We disperse at 9am and 4pm each day, on animal and bird-viewing tours via Landcruiser, quad bike, river boat or even airboat – a hovercraft with a big windmill that propels a flat-bottomed dinghy over shallow marshes. We learn about crocodiles, kingfishers, magpie geese, sea eagles and my favourites, the Jacana birds – known as “Jesus birds”, for their massive webbed feet that help them hop over lily pads as if walking on water. 

The digital silence is deafening, at first, for a journalist who spends most hours of the day monitoring news sites and social media. But I’m too fascinated by the sights and sounds of the natural environment to care. My new alarm is the shrill call of Whistling Kites piercing the dawn like sharp arrows through candy-pink sky. Pew-pew-pew. At breakfast I compare notes with other guests about the cacophony of bleating, squawking, honking and tweeting they heard through the night.
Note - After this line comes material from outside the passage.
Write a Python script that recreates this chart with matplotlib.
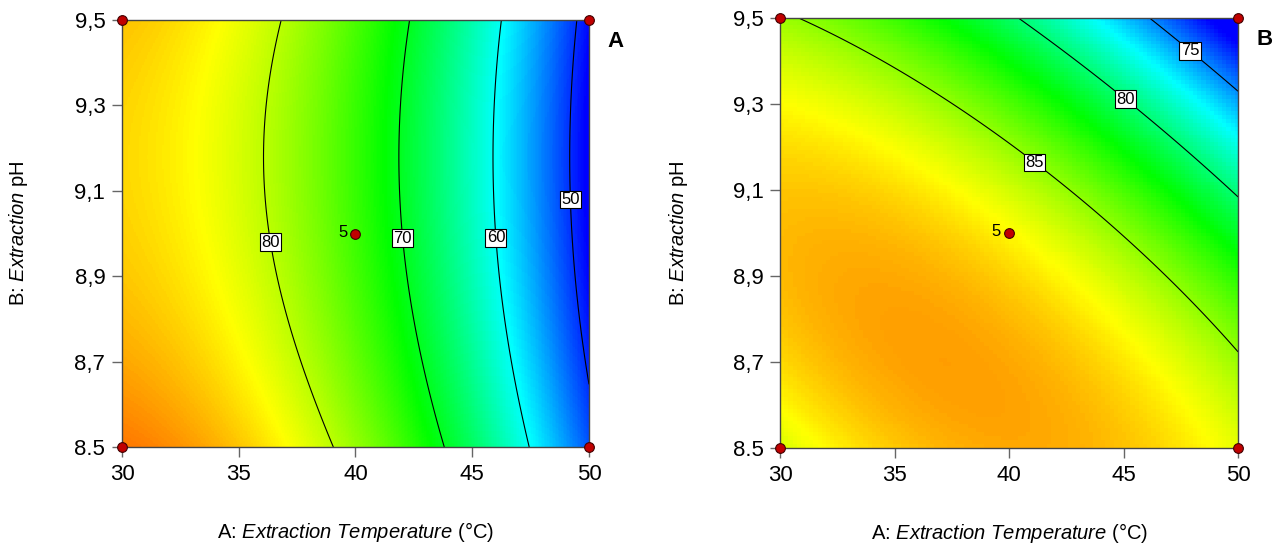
import numpy as np
import matplotlib
matplotlib.use("Agg")
import matplotlib.pyplot as plt
from matplotlib.colors import LinearSegmentedColormap

plt.rcParams['font.family'] = ['Liberation Sans', 'DejaVu Sans']
plt.rcParams['mathtext.fontset'] = 'custom'
plt.rcParams['mathtext.rm'] = 'Liberation Sans'
plt.rcParams['mathtext.it'] = 'Liberation Sans:italic'

# design ranges
temp_range = [30, 50]
ph_range = [8.5, 9.5]
xticks = [30, 35, 40, 45, 50]
yticks = [8.5, 8.7, 8.9, 9.1, 9.3, 9.5]
yticklabels = ["8.5", "8,7", "8,9", "9,1", "9,3", "9,5"]

# quadratic model coefficients (coded units): b0, A, B, AB, A^2, B^2
coef_A = [74.08, -18.85, -1.75, 0.0, -7.69, 2.45]
coef_B = [87.26, -3.555, -4.295, -3.671, -2.294, -2.668]
levels_A = [50, 60, 70, 80]
levels_B = [75, 80, 85]
crange_A = [47.7, 95.0]
crange_B = [72.2, 92.2]

# design points
pts_T = [30, 30, 50, 50, 40]
pts_pH = [8.5, 9.5, 8.5, 9.5, 9.0]
center_reps = "5"

lab_pos_A = [(49.2, 9.08), (46.1, 8.99), (42.2, 8.99), (36.4, 8.98)]
lab_pos_B = [(48.0, 9.43), (45.2, 9.32), (41.2, 9.17)]

cmap = LinearSegmentedColormap.from_list(
    "de", ["#0000ff", "#00ffff", "#00ff00", "#ffff00", "#ff0000"])


def model(c, T, P):
    a = (T - 40.0) / 10.0
    b = (P - 9.0) / 0.5
    return c[0] + c[1]*a + c[2]*b + c[3]*a*b + c[4]*a**2 + c[5]*b**2


fig = plt.figure(figsize=(12.79, 5.45), dpi=100)
axA = fig.add_axes([0.0954, 0.1798, 0.3651, 0.7835])
axB = fig.add_axes([0.6099, 0.178, 0.3581, 0.789])

panels = [(axA, coef_A, levels_A, crange_A, lab_pos_A, "A", 300),
          (axB, coef_B, levels_B, crange_B, lab_pos_B, "B", 110)]

for ax, c, lev, cr, lpos, letter, n in panels:
    T = np.linspace(temp_range[0], temp_range[1], n)
    P = np.linspace(ph_range[0], ph_range[1], n)
    TT, PP = np.meshgrid(T, P)
    Z = model(c, TT, PP)
    ax.imshow(Z, origin="lower", aspect="auto", cmap=cmap,
              vmin=cr[0], vmax=cr[1], interpolation="nearest",
              extent=[temp_range[0], temp_range[1], ph_range[0], ph_range[1]])
    Tf = np.linspace(temp_range[0], temp_range[1], 300)
    Pf = np.linspace(ph_range[0], ph_range[1], 300)
    TF, PF = np.meshgrid(Tf, Pf)
    cs = ax.contour(TF, PF, model(c, TF, PF), levels=lev, colors="black",
                    linewidths=0.8)
    labs = ax.clabel(cs, fmt="%d", fontsize=12, inline=False, manual=lpos)
    for t in labs:
        t.set_rotation(0)
        t.set_bbox(dict(facecolor="white", edgecolor="black",
                        linewidth=0.8, pad=1.0))
    ax.plot(pts_T, pts_pH, "o", color="#c00000", mec="#400000", mew=0.8,
            ms=7, clip_on=False, zorder=5)
    ax.annotate(center_reps, (pts_T[-1], pts_pH[-1]), xytext=(-6, 1),
                textcoords="offset points", ha="right", va="center",
                fontsize=12)
    ax.set_xlim(temp_range)
    ax.set_ylim(ph_range)
    ax.set_xticks(xticks)
    ax.set_xticklabels([str(v) for v in xticks])
    ax.set_yticks(yticks)
    ax.set_yticklabels(yticklabels)
    ax.tick_params(direction="out", length=7, width=1, color="#666666",
                   labelsize=16, pad=5)
    for s in ax.spines.values():
        s.set_color("#444444")
        s.set_linewidth(1)
    ax.set_xlabel("A: $\\mathit{Extraction\\ Temperature}$ (°C)", fontsize=14.5)
    ax.set_ylabel("B: $\\mathit{Extraction}$ pH", fontsize=14.5)
    ax.xaxis.set_label_coords(0.5, -0.17)
    ax.yaxis.set_label_coords(-0.197, 0.5)
    ax.text(1.04, 0.95, letter, transform=ax.transAxes, fontsize=16,
            fontweight="bold", ha="left", va="center")

fig.savefig("out.png", dpi=100)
There’s a terrifying bark we have all been woken by, which is apparently the callsign of the creatively named Barking Owl.

My phone – which is now simply an awkwardly shaped camera – is brimming with photos of blood-red sunsets, but I have no urge to open an app and share the #sunsetporn. Out here there’s no option but to go cold bush turkey.

CHECKLIST

Get there: Bamurru is a three-hour drive from Darwin city centre, or 2.5 hours from the airport. Ensure you follow the instructions mapped out on the lodge website before taking off.

Stay there: All-inclusive safari bungalows start from $1,140 per person, per night with a minimum two-night stay.
bamurruplains.com

The writer stayed on a reduced industry rate.